:: INFORMATION SUPPLIED
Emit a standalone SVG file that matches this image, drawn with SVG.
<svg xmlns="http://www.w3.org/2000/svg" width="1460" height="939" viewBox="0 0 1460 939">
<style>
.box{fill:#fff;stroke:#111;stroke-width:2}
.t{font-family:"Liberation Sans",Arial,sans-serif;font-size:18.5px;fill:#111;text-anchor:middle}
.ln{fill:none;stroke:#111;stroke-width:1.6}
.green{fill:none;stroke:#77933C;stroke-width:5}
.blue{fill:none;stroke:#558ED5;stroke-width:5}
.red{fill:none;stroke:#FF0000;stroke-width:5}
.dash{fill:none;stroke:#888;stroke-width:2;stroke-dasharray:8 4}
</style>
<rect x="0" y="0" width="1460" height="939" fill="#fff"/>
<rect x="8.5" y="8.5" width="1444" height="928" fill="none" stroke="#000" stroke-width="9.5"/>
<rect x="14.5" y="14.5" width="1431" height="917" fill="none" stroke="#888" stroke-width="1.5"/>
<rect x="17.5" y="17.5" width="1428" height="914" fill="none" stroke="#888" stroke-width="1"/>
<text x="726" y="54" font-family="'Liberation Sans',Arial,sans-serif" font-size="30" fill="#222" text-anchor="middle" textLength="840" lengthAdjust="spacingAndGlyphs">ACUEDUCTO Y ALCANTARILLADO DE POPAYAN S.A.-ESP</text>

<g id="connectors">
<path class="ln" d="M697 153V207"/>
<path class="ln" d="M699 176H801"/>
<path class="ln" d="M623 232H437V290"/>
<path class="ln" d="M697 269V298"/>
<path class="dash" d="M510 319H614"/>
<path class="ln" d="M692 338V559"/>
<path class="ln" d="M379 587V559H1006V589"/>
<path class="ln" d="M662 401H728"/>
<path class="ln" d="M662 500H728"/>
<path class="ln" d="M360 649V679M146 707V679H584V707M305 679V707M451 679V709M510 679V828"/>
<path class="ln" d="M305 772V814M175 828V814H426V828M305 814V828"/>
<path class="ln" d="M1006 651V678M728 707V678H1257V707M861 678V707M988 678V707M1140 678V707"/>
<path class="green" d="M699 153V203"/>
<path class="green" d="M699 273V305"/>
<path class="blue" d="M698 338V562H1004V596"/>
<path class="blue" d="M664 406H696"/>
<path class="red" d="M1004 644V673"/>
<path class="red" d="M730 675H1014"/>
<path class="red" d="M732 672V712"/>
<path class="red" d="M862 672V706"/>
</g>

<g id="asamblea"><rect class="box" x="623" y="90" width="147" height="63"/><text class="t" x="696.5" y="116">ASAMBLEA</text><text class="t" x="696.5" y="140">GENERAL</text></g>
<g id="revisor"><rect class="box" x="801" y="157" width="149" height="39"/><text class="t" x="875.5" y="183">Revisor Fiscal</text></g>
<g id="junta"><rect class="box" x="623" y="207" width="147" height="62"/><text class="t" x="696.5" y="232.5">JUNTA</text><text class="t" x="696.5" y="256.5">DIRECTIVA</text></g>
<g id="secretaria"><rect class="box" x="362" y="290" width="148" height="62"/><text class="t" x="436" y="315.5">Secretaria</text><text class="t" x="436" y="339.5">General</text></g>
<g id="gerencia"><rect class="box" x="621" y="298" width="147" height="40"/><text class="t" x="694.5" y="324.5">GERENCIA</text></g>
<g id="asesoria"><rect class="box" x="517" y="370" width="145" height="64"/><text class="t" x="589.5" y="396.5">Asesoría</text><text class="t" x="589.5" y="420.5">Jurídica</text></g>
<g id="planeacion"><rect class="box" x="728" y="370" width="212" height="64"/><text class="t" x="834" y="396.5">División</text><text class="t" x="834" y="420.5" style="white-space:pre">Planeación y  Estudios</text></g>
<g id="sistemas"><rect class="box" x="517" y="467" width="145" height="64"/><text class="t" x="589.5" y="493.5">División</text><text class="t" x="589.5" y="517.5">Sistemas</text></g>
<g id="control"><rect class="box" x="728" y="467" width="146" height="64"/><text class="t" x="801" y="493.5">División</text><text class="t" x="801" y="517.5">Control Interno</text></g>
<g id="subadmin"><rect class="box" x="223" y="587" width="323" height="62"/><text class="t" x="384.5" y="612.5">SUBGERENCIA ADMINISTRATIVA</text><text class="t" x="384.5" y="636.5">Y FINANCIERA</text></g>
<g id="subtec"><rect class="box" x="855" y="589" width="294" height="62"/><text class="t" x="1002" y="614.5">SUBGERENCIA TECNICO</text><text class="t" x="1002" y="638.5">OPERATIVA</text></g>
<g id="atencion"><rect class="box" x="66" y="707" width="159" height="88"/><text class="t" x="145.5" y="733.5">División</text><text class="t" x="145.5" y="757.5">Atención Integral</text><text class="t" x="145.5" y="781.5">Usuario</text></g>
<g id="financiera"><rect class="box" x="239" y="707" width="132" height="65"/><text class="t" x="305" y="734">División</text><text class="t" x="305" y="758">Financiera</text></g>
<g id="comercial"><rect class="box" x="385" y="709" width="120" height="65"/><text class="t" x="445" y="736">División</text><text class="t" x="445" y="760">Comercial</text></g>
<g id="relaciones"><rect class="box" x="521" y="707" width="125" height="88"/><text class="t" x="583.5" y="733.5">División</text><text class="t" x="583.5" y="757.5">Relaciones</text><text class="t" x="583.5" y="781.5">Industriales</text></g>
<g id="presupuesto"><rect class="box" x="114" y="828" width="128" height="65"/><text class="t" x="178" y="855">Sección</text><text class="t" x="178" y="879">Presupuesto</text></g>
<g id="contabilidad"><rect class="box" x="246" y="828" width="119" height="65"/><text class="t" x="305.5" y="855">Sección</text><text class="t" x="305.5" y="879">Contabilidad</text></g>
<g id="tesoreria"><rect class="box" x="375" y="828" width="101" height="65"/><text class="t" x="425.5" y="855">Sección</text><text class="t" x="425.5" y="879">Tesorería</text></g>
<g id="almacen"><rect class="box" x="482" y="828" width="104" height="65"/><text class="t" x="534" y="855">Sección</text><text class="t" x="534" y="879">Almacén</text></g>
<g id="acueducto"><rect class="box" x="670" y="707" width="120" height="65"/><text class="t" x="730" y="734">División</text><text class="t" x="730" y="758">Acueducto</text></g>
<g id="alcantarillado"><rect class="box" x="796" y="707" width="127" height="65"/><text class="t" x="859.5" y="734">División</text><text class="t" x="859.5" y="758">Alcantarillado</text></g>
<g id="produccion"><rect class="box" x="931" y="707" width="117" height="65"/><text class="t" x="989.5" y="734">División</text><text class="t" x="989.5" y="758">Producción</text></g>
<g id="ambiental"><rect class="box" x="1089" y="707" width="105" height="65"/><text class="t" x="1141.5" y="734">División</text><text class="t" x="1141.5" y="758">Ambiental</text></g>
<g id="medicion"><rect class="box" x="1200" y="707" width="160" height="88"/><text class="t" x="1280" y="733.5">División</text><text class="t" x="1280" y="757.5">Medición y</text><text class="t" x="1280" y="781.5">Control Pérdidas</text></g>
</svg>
::::
● **GIVEN EXERCISE**: Return all of the data word for word.

● **TASK RESULT**:
Emit a standalone SVG file that matches this image, drawn with SVG.
<svg xmlns="http://www.w3.org/2000/svg" width="1460" height="939" viewBox="0 0 1460 939">
<style>
.box{fill:#fff;stroke:#111;stroke-width:2}
.t{font-family:"Liberation Sans",Arial,sans-serif;font-size:18.5px;fill:#111;text-anchor:middle}
.ln{fill:none;stroke:#111;stroke-width:1.6}
.green{fill:none;stroke:#77933C;stroke-width:5}
.blue{fill:none;stroke:#558ED5;stroke-width:5}
.red{fill:none;stroke:#FF0000;stroke-width:5}
.dash{fill:none;stroke:#888;stroke-width:2;stroke-dasharray:8 4}
</style>
<rect x="0" y="0" width="1460" height="939" fill="#fff"/>
<rect x="8.5" y="8.5" width="1444" height="928" fill="none" stroke="#000" stroke-width="9.5"/>
<rect x="14.5" y="14.5" width="1431" height="917" fill="none" stroke="#888" stroke-width="1.5"/>
<rect x="17.5" y="17.5" width="1428" height="914" fill="none" stroke="#888" stroke-width="1"/>
<text x="726" y="54" font-family="'Liberation Sans',Arial,sans-serif" font-size="30" fill="#222" text-anchor="middle" textLength="840" lengthAdjust="spacingAndGlyphs">ACUEDUCTO Y ALCANTARILLADO DE POPAYAN S.A.-ESP</text>

<g id="connectors">
<path class="ln" d="M697 153V207"/>
<path class="ln" d="M699 176H801"/>
<path class="ln" d="M623 232H437V290"/>
<path class="ln" d="M697 269V298"/>
<path class="dash" d="M510 319H614"/>
<path class="ln" d="M692 338V559"/>
<path class="ln" d="M379 587V559H1006V589"/>
<path class="ln" d="M662 401H728"/>
<path class="ln" d="M662 500H728"/>
<path class="ln" d="M360 649V679M146 707V679H584V707M305 679V707M451 679V709M510 679V828"/>
<path class="ln" d="M305 772V814M175 828V814H426V828M305 814V828"/>
<path class="ln" d="M1006 651V678M728 707V678H1257V707M861 678V707M988 678V707M1140 678V707"/>
<path class="green" d="M699 153V203"/>
<path class="green" d="M699 273V305"/>
<path class="blue" d="M698 338V562H1004V596"/>
<path class="blue" d="M664 406H696"/>
<path class="red" d="M1004 644V673"/>
<path class="red" d="M730 675H1014"/>
<path class="red" d="M732 672V712"/>
<path class="red" d="M862 672V706"/>
</g>

<g id="asamblea"><rect class="box" x="623" y="90" width="147" height="63"/><text class="t" x="696.5" y="116">ASAMBLEA</text><text class="t" x="696.5" y="140">GENERAL</text></g>
<g id="revisor"><rect class="box" x="801" y="157" width="149" height="39"/><text class="t" x="875.5" y="183">Revisor Fiscal</text></g>
<g id="junta"><rect class="box" x="623" y="207" width="147" height="62"/><text class="t" x="696.5" y="232.5">JUNTA</text><text class="t" x="696.5" y="256.5">DIRECTIVA</text></g>
<g id="secretaria"><rect class="box" x="362" y="290" width="148" height="62"/><text class="t" x="436" y="315.5">Secretaria</text><text class="t" x="436" y="339.5">General</text></g>
<g id="gerencia"><rect class="box" x="621" y="298" width="147" height="40"/><text class="t" x="694.5" y="324.5">GERENCIA</text></g>
<g id="asesoria"><rect class="box" x="517" y="370" width="145" height="64"/><text class="t" x="589.5" y="396.5">Asesoría</text><text class="t" x="589.5" y="420.5">Jurídica</text></g>
<g id="planeacion"><rect class="box" x="728" y="370" width="212" height="64"/><text class="t" x="834" y="396.5">División</text><text class="t" x="834" y="420.5" style="white-space:pre">Planeación y  Estudios</text></g>
<g id="sistemas"><rect class="box" x="517" y="467" width="145" height="64"/><text class="t" x="589.5" y="493.5">División</text><text class="t" x="589.5" y="517.5">Sistemas</text></g>
<g id="control"><rect class="box" x="728" y="467" width="146" height="64"/><text class="t" x="801" y="493.5">División</text><text class="t" x="801" y="517.5">Control Interno</text></g>
<g id="subadmin"><rect class="box" x="223" y="587" width="323" height="62"/><text class="t" x="384.5" y="612.5">SUBGERENCIA ADMINISTRATIVA</text><text class="t" x="384.5" y="636.5">Y FINANCIERA</text></g>
<g id="subtec"><rect class="box" x="855" y="589" width="294" height="62"/><text class="t" x="1002" y="614.5">SUBGERENCIA TECNICO</text><text class="t" x="1002" y="638.5">OPERATIVA</text></g>
<g id="atencion"><rect class="box" x="66" y="707" width="159" height="88"/><text class="t" x="145.5" y="733.5">División</text><text class="t" x="145.5" y="757.5">Atención Integral</text><text class="t" x="145.5" y="781.5">Usuario</text></g>
<g id="financiera"><rect class="box" x="239" y="707" width="132" height="65"/><text class="t" x="305" y="734">División</text><text class="t" x="305" y="758">Financiera</text></g>
<g id="comercial"><rect class="box" x="385" y="709" width="120" height="65"/><text class="t" x="445" y="736">División</text><text class="t" x="445" y="760">Comercial</text></g>
<g id="relaciones"><rect class="box" x="521" y="707" width="125" height="88"/><text class="t" x="583.5" y="733.5">División</text><text class="t" x="583.5" y="757.5">Relaciones</text><text class="t" x="583.5" y="781.5">Industriales</text></g>
<g id="presupuesto"><rect class="box" x="114" y="828" width="128" height="65"/><text class="t" x="178" y="855">Sección</text><text class="t" x="178" y="879">Presupuesto</text></g>
<g id="contabilidad"><rect class="box" x="246" y="828" width="119" height="65"/><text class="t" x="305.5" y="855">Sección</text><text class="t" x="305.5" y="879">Contabilidad</text></g>
<g id="tesoreria"><rect class="box" x="375" y="828" width="101" height="65"/><text class="t" x="425.5" y="855">Sección</text><text class="t" x="425.5" y="879">Tesorería</text></g>
<g id="almacen"><rect class="box" x="482" y="828" width="104" height="65"/><text class="t" x="534" y="855">Sección</text><text class="t" x="534" y="879">Almacén</text></g>
<g id="acueducto"><rect class="box" x="670" y="707" width="120" height="65"/><text class="t" x="730" y="734">División</text><text class="t" x="730" y="758">Acueducto</text></g>
<g id="alcantarillado"><rect class="box" x="796" y="707" width="127" height="65"/><text class="t" x="859.5" y="734">División</text><text class="t" x="859.5" y="758">Alcantarillado</text></g>
<g id="produccion"><rect class="box" x="931" y="707" width="117" height="65"/><text class="t" x="989.5" y="734">División</text><text class="t" x="989.5" y="758">Producción</text></g>
<g id="ambiental"><rect class="box" x="1089" y="707" width="105" height="65"/><text class="t" x="1141.5" y="734">División</text><text class="t" x="1141.5" y="758">Ambiental</text></g>
<g id="medicion"><rect class="box" x="1200" y="707" width="160" height="88"/><text class="t" x="1280" y="733.5">División</text><text class="t" x="1280" y="757.5">Medición y</text><text class="t" x="1280" y="781.5">Control Pérdidas</text></g>
</svg>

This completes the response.